__SUPPLIED DATA__.

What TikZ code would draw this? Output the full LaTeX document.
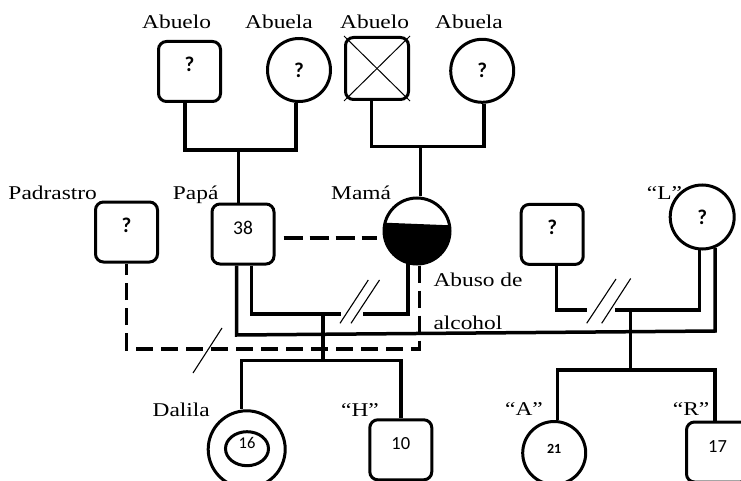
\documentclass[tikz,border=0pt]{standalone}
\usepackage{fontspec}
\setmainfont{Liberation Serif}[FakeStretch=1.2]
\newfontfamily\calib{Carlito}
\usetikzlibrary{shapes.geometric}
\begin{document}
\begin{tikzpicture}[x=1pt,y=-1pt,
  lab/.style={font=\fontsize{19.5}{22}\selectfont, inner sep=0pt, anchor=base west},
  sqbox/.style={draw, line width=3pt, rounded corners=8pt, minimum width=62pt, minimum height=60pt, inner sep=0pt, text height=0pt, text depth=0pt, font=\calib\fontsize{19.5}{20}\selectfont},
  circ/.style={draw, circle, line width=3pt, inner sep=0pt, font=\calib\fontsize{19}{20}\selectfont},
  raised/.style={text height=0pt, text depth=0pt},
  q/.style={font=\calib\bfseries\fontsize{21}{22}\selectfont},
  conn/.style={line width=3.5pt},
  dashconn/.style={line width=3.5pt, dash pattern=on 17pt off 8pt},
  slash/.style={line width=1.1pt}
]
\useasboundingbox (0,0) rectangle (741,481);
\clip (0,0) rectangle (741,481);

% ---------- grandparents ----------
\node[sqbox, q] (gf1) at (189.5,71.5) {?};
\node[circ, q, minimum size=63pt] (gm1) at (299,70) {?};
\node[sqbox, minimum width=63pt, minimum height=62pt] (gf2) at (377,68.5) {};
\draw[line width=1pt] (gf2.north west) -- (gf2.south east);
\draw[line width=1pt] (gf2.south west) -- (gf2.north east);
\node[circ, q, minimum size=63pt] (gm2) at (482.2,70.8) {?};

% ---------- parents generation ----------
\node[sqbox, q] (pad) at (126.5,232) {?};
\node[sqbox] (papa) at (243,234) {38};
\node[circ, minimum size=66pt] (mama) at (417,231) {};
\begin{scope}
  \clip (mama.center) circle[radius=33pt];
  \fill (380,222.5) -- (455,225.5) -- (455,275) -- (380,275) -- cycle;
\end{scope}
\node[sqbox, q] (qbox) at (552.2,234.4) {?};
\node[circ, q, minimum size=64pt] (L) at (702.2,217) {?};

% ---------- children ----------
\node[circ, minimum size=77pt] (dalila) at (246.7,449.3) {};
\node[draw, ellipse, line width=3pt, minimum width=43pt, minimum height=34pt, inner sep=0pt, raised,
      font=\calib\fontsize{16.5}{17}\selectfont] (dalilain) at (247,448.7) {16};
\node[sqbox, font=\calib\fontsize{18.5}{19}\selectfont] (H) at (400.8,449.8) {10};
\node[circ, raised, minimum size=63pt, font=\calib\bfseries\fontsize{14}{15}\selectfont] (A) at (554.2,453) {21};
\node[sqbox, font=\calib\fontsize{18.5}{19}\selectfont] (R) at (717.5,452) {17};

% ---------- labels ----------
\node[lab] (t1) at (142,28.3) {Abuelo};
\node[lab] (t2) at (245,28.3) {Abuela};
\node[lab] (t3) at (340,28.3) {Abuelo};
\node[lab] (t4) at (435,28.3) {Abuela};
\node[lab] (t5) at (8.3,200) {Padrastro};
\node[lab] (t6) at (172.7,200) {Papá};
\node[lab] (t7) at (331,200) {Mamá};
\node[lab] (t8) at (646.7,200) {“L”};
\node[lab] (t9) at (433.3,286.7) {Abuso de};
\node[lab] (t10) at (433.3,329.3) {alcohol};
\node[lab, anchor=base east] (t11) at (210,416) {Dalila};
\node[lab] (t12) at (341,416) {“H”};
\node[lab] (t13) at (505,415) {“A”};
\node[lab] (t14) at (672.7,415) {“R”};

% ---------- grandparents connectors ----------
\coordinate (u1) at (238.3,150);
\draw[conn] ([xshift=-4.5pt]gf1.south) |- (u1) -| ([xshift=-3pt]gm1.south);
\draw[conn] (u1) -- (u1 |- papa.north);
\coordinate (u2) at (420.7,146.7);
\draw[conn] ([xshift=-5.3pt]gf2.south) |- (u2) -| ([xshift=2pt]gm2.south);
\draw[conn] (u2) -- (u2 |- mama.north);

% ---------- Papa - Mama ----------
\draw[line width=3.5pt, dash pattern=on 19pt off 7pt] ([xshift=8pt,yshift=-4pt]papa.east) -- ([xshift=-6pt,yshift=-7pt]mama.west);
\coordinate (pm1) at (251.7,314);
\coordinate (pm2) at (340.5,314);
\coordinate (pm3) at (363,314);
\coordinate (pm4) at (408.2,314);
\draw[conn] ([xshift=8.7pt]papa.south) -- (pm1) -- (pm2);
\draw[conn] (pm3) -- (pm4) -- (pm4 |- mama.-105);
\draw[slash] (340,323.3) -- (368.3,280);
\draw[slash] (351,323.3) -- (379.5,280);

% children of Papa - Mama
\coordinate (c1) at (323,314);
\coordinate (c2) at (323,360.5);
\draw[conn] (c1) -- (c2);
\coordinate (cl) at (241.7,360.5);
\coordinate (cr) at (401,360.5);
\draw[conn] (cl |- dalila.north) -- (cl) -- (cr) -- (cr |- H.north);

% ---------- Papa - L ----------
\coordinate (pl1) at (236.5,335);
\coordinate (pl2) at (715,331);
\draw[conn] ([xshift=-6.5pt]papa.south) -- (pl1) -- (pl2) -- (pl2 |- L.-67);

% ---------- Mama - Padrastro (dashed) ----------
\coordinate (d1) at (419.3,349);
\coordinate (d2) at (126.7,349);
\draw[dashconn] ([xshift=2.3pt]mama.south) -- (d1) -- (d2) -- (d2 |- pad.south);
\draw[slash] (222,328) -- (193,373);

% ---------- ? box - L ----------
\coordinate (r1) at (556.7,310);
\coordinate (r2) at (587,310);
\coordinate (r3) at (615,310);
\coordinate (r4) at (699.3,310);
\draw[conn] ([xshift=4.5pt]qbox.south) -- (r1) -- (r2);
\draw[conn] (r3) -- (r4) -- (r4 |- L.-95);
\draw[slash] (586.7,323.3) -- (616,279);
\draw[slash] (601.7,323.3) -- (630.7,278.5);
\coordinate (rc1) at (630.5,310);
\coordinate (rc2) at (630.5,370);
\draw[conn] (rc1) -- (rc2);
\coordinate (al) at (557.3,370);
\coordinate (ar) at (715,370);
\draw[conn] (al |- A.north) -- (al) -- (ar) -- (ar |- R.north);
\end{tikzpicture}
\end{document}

__PROBLEM TO WORK ON__.
Extract the lines exactly, please: the first line of the listing, the line with "minimum size=63pt] (gm2)", and every line between them, but no pictures.

__TASK RESPONSE__.
What TikZ code would draw this? Output the full LaTeX document.
\documentclass[tikz,border=0pt]{standalone}
\usepackage{fontspec}
\setmainfont{Liberation Serif}[FakeStretch=1.2]
\newfontfamily\calib{Carlito}
\usetikzlibrary{shapes.geometric}
\begin{document}
\begin{tikzpicture}[x=1pt,y=-1pt,
  lab/.style={font=\fontsize{19.5}{22}\selectfont, inner sep=0pt, anchor=base west},
  sqbox/.style={draw, line width=3pt, rounded corners=8pt, minimum width=62pt, minimum height=60pt, inner sep=0pt, text height=0pt, text depth=0pt, font=\calib\fontsize{19.5}{20}\selectfont},
  circ/.style={draw, circle, line width=3pt, inner sep=0pt, font=\calib\fontsize{19}{20}\selectfont},
  raised/.style={text height=0pt, text depth=0pt},
  q/.style={font=\calib\bfseries\fontsize{21}{22}\selectfont},
  conn/.style={line width=3.5pt},
  dashconn/.style={line width=3.5pt, dash pattern=on 17pt off 8pt},
  slash/.style={line width=1.1pt}
]
\useasboundingbox (0,0) rectangle (741,481);
\clip (0,0) rectangle (741,481);

% ---------- grandparents ----------
\node[sqbox, q] (gf1) at (189.5,71.5) {?};
\node[circ, q, minimum size=63pt] (gm1) at (299,70) {?};
\node[sqbox, minimum width=63pt, minimum height=62pt] (gf2) at (377,68.5) {};
\draw[line width=1pt] (gf2.north west) -- (gf2.south east);
\draw[line width=1pt] (gf2.south west) -- (gf2.north east);
\node[circ, q, minimum size=63pt] (gm2) at (482.2,70.8) {?};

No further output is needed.